Reviewing the show during its New York stop in 1973, New York Times art critic Hilton Kramer recognized the quality of her accompanying exhibition catalogue, noting that she had “produced for the occasion an excellent scholarly catalogue that will be indispensable not only to Muybridge specialists but to everyone interested in the history of photography.”

Mozley later wrote the introductory text to Muybridge’s Complete Human and Animal Locomotion (Dover, 1979).

Active in the New York art scene of the 1950s as a writer, critic and painter, Mozley designed posters for the Leo Castelli Gallery, and came to know Jasper Johns. Years later, she donated to what is now known as Stanford’s Cantor Arts Center two U.L.A.E. lithographs Johns had inscribed to her.

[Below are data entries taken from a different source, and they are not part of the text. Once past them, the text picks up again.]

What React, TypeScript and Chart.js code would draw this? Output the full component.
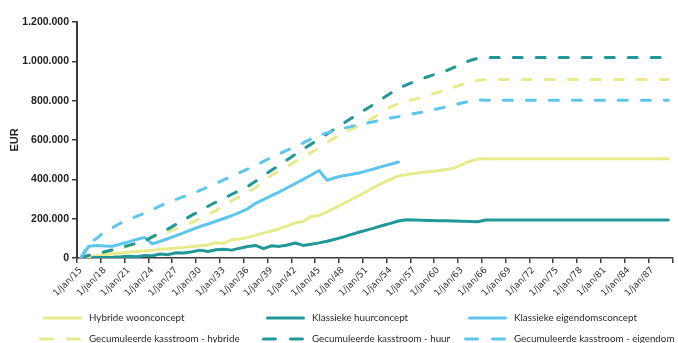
import React, { useEffect, useRef } from 'react';
import { Chart, registerables } from 'chart.js';

Chart.register(...registerables);

// Yearly categories, 1 January of each year
const YEARS: number[] = Array.from({ length: 75 }, (_, i) => 2015 + i);

// Values in thousands of euro
const HYBRIDE_WOON_K: number[] = [
  0, 5, 12, 17, 21, 25, 29, 33, 37, 40,
  44, 47, 51, 54, 58, 62, 66, 78, 75, 93,
  97, 105, 115, 127, 137, 149, 163, 179, 185, 211,
  216, 235, 255, 275, 296, 316, 338, 362, 382, 400,
  417, 424, 430, 435, 440, 444, 450, 457, 475, 492,
  503, 505, 505, 505, 505, 505, 505, 505, 505, 505,
  505, 505, 505, 505, 505, 505, 505, 505, 505, 505,
  505, 505, 505, 505, 505,
];

const KLASSIEK_HUUR_K: number[] = [
  0, 1, 2, 3, 4, 6, 9, 6, 13, 11,
  20, 17, 27, 25, 32, 40, 33, 42, 45, 40,
  50, 58, 64, 48, 62, 59, 66, 76, 64, 70,
  77, 85, 95, 106, 119, 131, 142, 153, 165, 176,
  188, 194, 193, 192, 191, 190, 189, 188, 187, 186,
  184, 193, 193, 193, 193, 193, 193, 193, 193, 193,
  193, 193, 193, 193, 193, 193, 193, 193, 193, 193,
  193, 193, 193, 193, 193,
];

const KLASSIEK_EIGENDOM_K: (number | null)[] = [
  0, 60, 63, 61, 60, 71, 82, 94, 105, 72,
  85, 99, 114, 129, 145, 160, 173, 187, 201, 215,
  232, 250, 278, 297, 317, 336, 357, 379, 400, 422,
  445, 395, 408, 418, 425, 432, 443, 454, 466, 477,
  488, null, null, null, null, null, null, null, null, null,
  null, null, null, null, null, null, null, null, null, null,
  null, null, null, null, null, null, null, null, null, null,
  null, null, null, null, null,
];

const GECUM_HYBRIDE_K: number[] = [
  0, 5, 12, 22, 35, 48, 60, 72, 88, 103,
  119, 133, 150, 165, 181, 200, 220, 241, 266, 290,
  313, 336, 357, 392, 421, 443, 466, 490, 514, 536,
  559, 587, 612, 633, 652, 675, 697, 717, 745, 768,
  785, 798, 806, 818, 830, 843, 855, 868, 882, 896,
  904, 907, 907, 907, 907, 907, 907, 907, 907, 907,
  907, 907, 907, 907, 907, 907, 907, 907, 907, 907,
  907, 907, 907, 907, 907,
];

const GECUM_HUUR_K: number[] = [
  0, 14, 20, 32, 42, 53, 64, 75, 85, 108,
  127, 148, 172, 195, 218, 240, 263, 284, 304, 324,
  344, 364, 390, 419, 446, 472, 500, 527, 553, 579,
  605, 631, 657, 683, 709, 734, 759, 784, 811, 838,
  863, 880, 897, 912, 926, 939, 952, 969, 987, 1004,
  1015, 1020, 1020, 1020, 1020, 1020, 1020, 1020, 1020, 1020,
  1020, 1020, 1020, 1020, 1020, 1020, 1020, 1020, 1020, 1020,
  1020, 1020, 1020, 1020, 1020,
];

const GECUM_EIGENDOM_K: number[] = [
  0, 75, 100, 135, 155, 177, 195, 212, 227, 246,
  265, 283, 298, 313, 327, 344, 361, 379, 397, 416,
  434, 452, 470, 491, 512, 530, 548, 566, 585, 605,
  625, 636, 648, 659, 668, 677, 686, 694, 703, 712,
  718, 727, 735, 742, 750, 759, 768, 778, 788, 797,
  804, 802, 802, 802, 802, 802, 802, 802, 802, 802,
  802, 802, 802, 802, 802, 802, 802, 802, 802, 802,
  802, 802, 802, 802, 802,
];

const SERIES_LABELS: string[] = [
  'Hybride woonconcept',
  'Klassieke huurconcept',
  'Klassieke eigendomsconcept',
  'Gecumuleerde kasstroom - hybride',
  'Gecumuleerde kasstroom - huur',
  'Gecumuleerde kasstroom - eigendom',
];

const Y_MAX = 1200000;
const Y_STEP = 200000;

const YELLOW = '#e7eb8c';
const TEAL = '#20989a';
const BLUE = '#5ec6ec';
const AXIS = '#3a3a3a';

const toEuro = (arr: (number | null)[]) => arr.map((v) => (v === null ? null : v * 1000));

const dotted = (n: number) => String(Math.round(n)).replace(/\B(?=(\d{3})+(?!\d))/g, '.');

// Legend laid out in a fixed 3 x 2 grid beneath the axis
const LEGEND_COLS = [43, 266, 468];
const LEGEND_ROWS = [318, 339];

const gridLegend = {
  id: 'gridLegend',
  afterDraw(chart: any) {
    const { ctx } = chart;
    ctx.save();
    chart.data.datasets.forEach((ds: any, i: number) => {
      const x0 = LEGEND_COLS[i % 3];
      const y = LEGEND_ROWS[Math.floor(i / 3)];
      ctx.strokeStyle = ds.borderColor;
      ctx.lineWidth = 3;
      ctx.lineCap = 'round';
      ctx.setLineDash([]);
      ctx.beginPath();
      if (ds.borderDash && ds.borderDash.length) {
        const s = x0 - 4;
        ctx.moveTo(s + 1.5, y);
        ctx.lineTo(s + 13.5, y);
        ctx.moveTo(s + 28.5, y);
        ctx.lineTo(s + 40.5, y);
      } else {
        ctx.moveTo(x0 + 1.5, y);
        ctx.lineTo(x0 + 37.5, y);
      }
      ctx.stroke();
      ctx.fillStyle = '#2a2a2a';
      ctx.font = '9.8px Lato';
      ctx.textBaseline = 'middle';
      ctx.textAlign = 'left';
      ctx.fillText(ds.label, x0 + 46, y);
    });
    ctx.restore();
  },
};

export default function App() {
  const canvasRef = useRef<HTMLCanvasElement | null>(null);

  useEffect(() => {
    if (!canvasRef.current) return;
    const colors = [YELLOW, TEAL, BLUE, YELLOW, TEAL, BLUE];
    const values = [
      HYBRIDE_WOON_K,
      KLASSIEK_HUUR_K,
      KLASSIEK_EIGENDOM_K,
      GECUM_HYBRIDE_K,
      GECUM_HUUR_K,
      GECUM_EIGENDOM_K,
    ];
    const datasets = values.map((vals, i) => ({
      label: SERIES_LABELS[i],
      data: toEuro(vals),
      borderColor: colors[i],
      backgroundColor: colors[i],
      borderWidth: 3,
      borderDash: i >= 3 ? [9, 14] : [],
      borderCapStyle: 'round' as const,
      borderJoinStyle: 'round' as const,
      pointRadius: 0,
      tension: 0,
      fill: false,
      spanGaps: false,
      order: 6 - i,
    }));

    const chart = new Chart(canvasRef.current, {
      type: 'line',
      data: { labels: YEARS.map(String), datasets },
      options: {
        animation: false,
        responsive: false,
        layout: { padding: { top: 22, right: 5, bottom: 0, left: 0 } },
        plugins: {
          legend: { display: false },
          tooltip: { enabled: false },
        },
        scales: {
          x: {
            type: 'category',
            offset: true,
            border: { display: true, color: AXIS, width: 1.5 },
            grid: {
              offset: true,
              drawOnChartArea: false,
              drawTicks: true,
              tickLength: 5,
              lineWidth: 1.5,
              color: (c: any) => (c.index === undefined || c.index % 3 === 0 ? AXIS : 'rgba(0,0,0,0)'),
              tickColor: (c: any) => (c.index === undefined || c.index % 3 === 0 ? AXIS : 'rgba(0,0,0,0)'),
            },
            ticks: {
              autoSkip: false,
              maxRotation: 45,
              minRotation: 45,
              padding: 2,
              color: '#333',
              font: { family: 'DejaVu Sans', size: 9 },
              callback: (_v: any, index: number) =>
                index % 3 === 0 ? '1/jan/' + String(YEARS[index]).slice(2) : '',
            },
            afterFit: (scale: any) => {
              scale.height = 85;
            },
          },
          y: {
            min: 0,
            max: Y_MAX,
            border: { display: true, color: AXIS, width: 2 },
            grid: {
              drawOnChartArea: false,
              drawTicks: true,
              tickLength: 5,
              lineWidth: 1.5,
              color: AXIS,
              tickColor: AXIS,
            },
            ticks: {
              stepSize: Y_STEP,
              padding: 3,
              color: '#1e1e1e',
              font: { family: 'Liberation Sans', size: 10.5, weight: 'bold' },
              callback: (v: any) => dotted(Number(v)),
            },
            title: {
              display: true,
              text: 'EUR',
              color: '#1e1e1e',
              font: { family: 'Liberation Sans', size: 11, weight: 'bold' },
              padding: { top: 8, bottom: 0 },
            },
            afterFit: (scale: any) => {
              scale.width = 77;
            },
          },
        },
      },
      plugins: [gridLegend],
    });

    return () => chart.destroy();
  }, []);

  return (
    <div style={{ position: 'absolute', left: 0, top: 0, width: 678, height: 343, background: '#fff' }}>
      <canvas ref={canvasRef} width={678} height={343} />
    </div>
  );
}
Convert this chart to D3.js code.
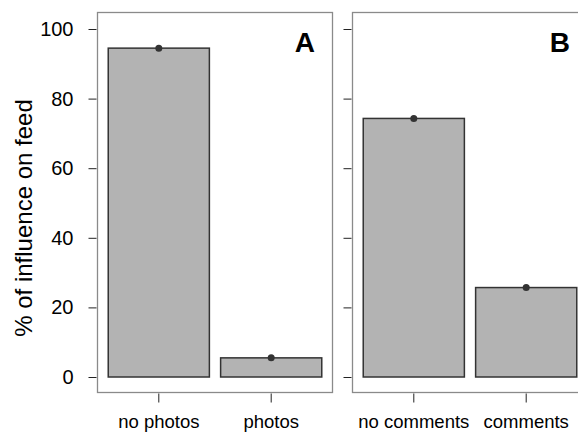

She served as managing editor and West Coast correspondent for Arts Magazine from 1955 to 1964. With sculptor Sidney Geist, she produced an alternative arts newsletter, Scrap, from 1960 to 1962. Scrap grew out of their dissatisfaction with conventional art criticism and expressed, as Geist later wrote, “both a combativeness and an irreverence toward criticism itself.”

Moving to San Francisco in 1962, Mozley worked at the Maritime Museum before joining the Stanford Museum in 1970. Virtually overnight, she initiated the expansion of the museum’s collections to encompass the development of photography from its earliest days to the present. In addition to Muybridge, her research included Julia Margaret Cameron, Thomas Annan, Imogen Cunningham, Ansel Adams, Peter Stackpole, and Lorie Novak.

Mozley’s other memorable exhibitions included “Ansel Adams: The Portfolios,” 1972; “The Grand Tour: Mid-19th Century Photographs from the Leonard-Peil Collection,” 1979; “Paintings by Joseph Raphael,” 1980; “Ansel Adams: Ski Experience,” 1983; and “Images of Hope and Despair: Robert Frank’s Photographs,” 1985. For her 1974 exhibition “Mrs. Cameron’s Photographs from the Life,” Mozley staged at the museum Virginia Woolf’s play “Freshwater: A Comedy” casting herself as the main character, Julia Margaret Cameron, who was Woolf’s great-aunt.

Of her work at Stanford, Jed Pearl, art critic of The New Republic, said she would be remembered for her “pioneering scholarly work” on Muybridge, which “like all of Anita’s undertakings, were fueled by an artist’s sensibility.” Noting that Mozley got her start in “mid-century bohemian New York” and was an editor of the “legendary artists’ magazine” Scrap, he said that she “never lost her gloriously old-fashioned faith in the imperatives of the imagination.”

“For Anita, seriousness and playfulness were two sides of a single equation, and she explored that magnificent equation in her studies of Muybridge and everything else she ever did,” Perl said.

Anita Ventura was born Aug. 29, 1928, in Washington, D.C., to Mario and Juanita Ventura, and grew up in Rochester, N.Y. In 1950, she earned a B.A. in art, with honors, from Northwestern University; she also was elected to Phi Beta Kappa. In 1950-52, she studied with Morris Kantor at the Art Students League in New York City.

The family prefers contributions to the Peninsula Open Space Trust (POST), 222 High St., Palo Alto, CA 94301, or the Smile Train, 41 Madison Ave., 28th Floor, New York, NY 10010.